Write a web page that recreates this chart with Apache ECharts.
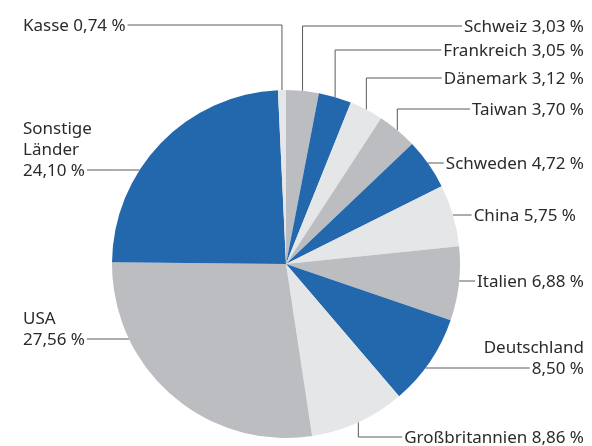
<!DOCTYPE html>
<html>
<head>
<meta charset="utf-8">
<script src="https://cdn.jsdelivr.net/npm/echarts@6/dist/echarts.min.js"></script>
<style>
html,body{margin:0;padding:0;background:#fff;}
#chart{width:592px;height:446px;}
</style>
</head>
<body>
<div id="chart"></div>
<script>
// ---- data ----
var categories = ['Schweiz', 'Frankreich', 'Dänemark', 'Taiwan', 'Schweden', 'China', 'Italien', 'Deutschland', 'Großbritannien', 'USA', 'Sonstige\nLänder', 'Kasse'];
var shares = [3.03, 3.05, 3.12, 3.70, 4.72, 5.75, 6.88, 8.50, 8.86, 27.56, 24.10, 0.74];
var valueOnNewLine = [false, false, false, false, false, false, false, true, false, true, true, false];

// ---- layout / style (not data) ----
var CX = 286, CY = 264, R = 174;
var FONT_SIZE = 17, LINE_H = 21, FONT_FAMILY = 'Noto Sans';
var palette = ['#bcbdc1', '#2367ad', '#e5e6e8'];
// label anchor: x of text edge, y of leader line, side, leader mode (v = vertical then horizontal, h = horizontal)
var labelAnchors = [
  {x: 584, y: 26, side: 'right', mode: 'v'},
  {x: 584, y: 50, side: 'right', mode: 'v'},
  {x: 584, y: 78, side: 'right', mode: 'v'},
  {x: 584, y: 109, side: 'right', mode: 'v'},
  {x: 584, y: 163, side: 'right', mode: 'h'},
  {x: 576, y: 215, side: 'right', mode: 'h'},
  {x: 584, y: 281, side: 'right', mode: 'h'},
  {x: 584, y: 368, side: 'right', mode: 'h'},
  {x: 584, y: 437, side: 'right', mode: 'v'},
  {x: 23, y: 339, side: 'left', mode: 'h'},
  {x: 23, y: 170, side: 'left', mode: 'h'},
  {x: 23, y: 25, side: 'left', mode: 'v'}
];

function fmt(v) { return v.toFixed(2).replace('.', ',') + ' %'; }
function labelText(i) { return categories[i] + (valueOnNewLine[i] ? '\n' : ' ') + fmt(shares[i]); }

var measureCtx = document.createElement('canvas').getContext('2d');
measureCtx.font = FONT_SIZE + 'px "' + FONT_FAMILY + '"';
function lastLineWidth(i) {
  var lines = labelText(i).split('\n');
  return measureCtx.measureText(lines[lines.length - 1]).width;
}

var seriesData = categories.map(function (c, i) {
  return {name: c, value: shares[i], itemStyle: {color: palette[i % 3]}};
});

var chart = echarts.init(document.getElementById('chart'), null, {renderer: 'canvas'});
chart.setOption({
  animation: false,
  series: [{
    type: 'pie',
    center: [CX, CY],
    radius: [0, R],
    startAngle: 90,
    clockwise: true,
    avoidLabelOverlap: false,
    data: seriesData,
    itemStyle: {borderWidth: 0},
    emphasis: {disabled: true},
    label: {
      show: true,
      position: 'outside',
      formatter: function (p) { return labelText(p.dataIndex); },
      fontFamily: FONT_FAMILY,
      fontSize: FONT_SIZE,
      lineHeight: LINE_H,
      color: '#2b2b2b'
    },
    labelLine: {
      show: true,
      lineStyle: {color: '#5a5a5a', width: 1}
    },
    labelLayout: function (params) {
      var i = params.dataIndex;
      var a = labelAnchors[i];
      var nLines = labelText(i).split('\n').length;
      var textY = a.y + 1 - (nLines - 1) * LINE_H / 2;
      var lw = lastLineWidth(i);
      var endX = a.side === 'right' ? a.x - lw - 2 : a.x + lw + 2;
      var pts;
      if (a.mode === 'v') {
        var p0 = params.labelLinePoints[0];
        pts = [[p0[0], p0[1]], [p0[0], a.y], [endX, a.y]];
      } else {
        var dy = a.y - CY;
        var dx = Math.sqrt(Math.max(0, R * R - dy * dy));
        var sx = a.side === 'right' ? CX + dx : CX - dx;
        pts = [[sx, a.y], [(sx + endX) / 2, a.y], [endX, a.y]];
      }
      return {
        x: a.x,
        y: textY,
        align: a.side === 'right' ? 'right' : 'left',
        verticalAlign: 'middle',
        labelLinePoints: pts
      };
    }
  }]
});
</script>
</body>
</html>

::::

**Task instructions:** Leave out the pictures and copy the rest of the material above exactly.

**Task answer:**
Write a web page that recreates this chart with Apache ECharts.
<!DOCTYPE html>
<html>
<head>
<meta charset="utf-8">
<script src="https://cdn.jsdelivr.net/npm/echarts@6/dist/echarts.min.js"></script>
<style>
html,body{margin:0;padding:0;background:#fff;}
#chart{width:592px;height:446px;}
</style>
</head>
<body>
<div id="chart"></div>
<script>
// ---- data ----
var categories = ['Schweiz', 'Frankreich', 'Dänemark', 'Taiwan', 'Schweden', 'China', 'Italien', 'Deutschland', 'Großbritannien', 'USA', 'Sonstige\nLänder', 'Kasse'];
var shares = [3.03, 3.05, 3.12, 3.70, 4.72, 5.75, 6.88, 8.50, 8.86, 27.56, 24.10, 0.74];
var valueOnNewLine = [false, false, false, false, false, false, false, true, false, true, true, false];

// ---- layout / style (not data) ----
var CX = 286, CY = 264, R = 174;
var FONT_SIZE = 17, LINE_H = 21, FONT_FAMILY = 'Noto Sans';
var palette = ['#bcbdc1', '#2367ad', '#e5e6e8'];
// label anchor: x of text edge, y of leader line, side, leader mode (v = vertical then horizontal, h = horizontal)
var labelAnchors = [
  {x: 584, y: 26, side: 'right', mode: 'v'},
  {x: 584, y: 50, side: 'right', mode: 'v'},
  {x: 584, y: 78, side: 'right', mode: 'v'},
  {x: 584, y: 109, side: 'right', mode: 'v'},
  {x: 584, y: 163, side: 'right', mode: 'h'},
  {x: 576, y: 215, side: 'right', mode: 'h'},
  {x: 584, y: 281, side: 'right', mode: 'h'},
  {x: 584, y: 368, side: 'right', mode: 'h'},
  {x: 584, y: 437, side: 'right', mode: 'v'},
  {x: 23, y: 339, side: 'left', mode: 'h'},
  {x: 23, y: 170, side: 'left', mode: 'h'},
  {x: 23, y: 25, side: 'left', mode: 'v'}
];

function fmt(v) { return v.toFixed(2).replace('.', ',') + ' %'; }
function labelText(i) { return categories[i] + (valueOnNewLine[i] ? '\n' : ' ') + fmt(shares[i]); }

var measureCtx = document.createElement('canvas').getContext('2d');
measureCtx.font = FONT_SIZE + 'px "' + FONT_FAMILY + '"';
function lastLineWidth(i) {
  var lines = labelText(i).split('\n');
  return measureCtx.measureText(lines[lines.length - 1]).width;
}

var seriesData = categories.map(function (c, i) {
  return {name: c, value: shares[i], itemStyle: {color: palette[i % 3]}};
});

var chart = echarts.init(document.getElementById('chart'), null, {renderer: 'canvas'});
chart.setOption({
  animation: false,
  series: [{
    type: 'pie',
    center: [CX, CY],
    radius: [0, R],
    startAngle: 90,
    clockwise: true,
    avoidLabelOverlap: false,
    data: seriesData,
    itemStyle: {borderWidth: 0},
    emphasis: {disabled: true},
    label: {
      show: true,
      position: 'outside',
      formatter: function (p) { return labelText(p.dataIndex); },
      fontFamily: FONT_FAMILY,
      fontSize: FONT_SIZE,
      lineHeight: LINE_H,
      color: '#2b2b2b'
    },
    labelLine: {
      show: true,
      lineStyle: {color: '#5a5a5a', width: 1}
    },
    labelLayout: function (params) {
      var i = params.dataIndex;
      var a = labelAnchors[i];
      var nLines = labelText(i).split('\n').length;
      var textY = a.y + 1 - (nLines - 1) * LINE_H / 2;
      var lw = lastLineWidth(i);
      var endX = a.side === 'right' ? a.x - lw - 2 : a.x + lw + 2;
      var pts;
      if (a.mode === 'v') {
        var p0 = params.labelLinePoints[0];
        pts = [[p0[0], p0[1]], [p0[0], a.y], [endX, a.y]];
      } else {
        var dy = a.y - CY;
        var dx = Math.sqrt(Math.max(0, R * R - dy * dy));
        var sx = a.side === 'right' ? CX + dx : CX - dx;
        pts = [[sx, a.y], [(sx + endX) / 2, a.y], [endX, a.y]];
      }
      return {
        x: a.x,
        y: textY,
        align: a.side === 'right' ? 'right' : 'left',
        verticalAlign: 'middle',
        labelLinePoints: pts
      };
    }
  }]
});
</script>
</body>
</html>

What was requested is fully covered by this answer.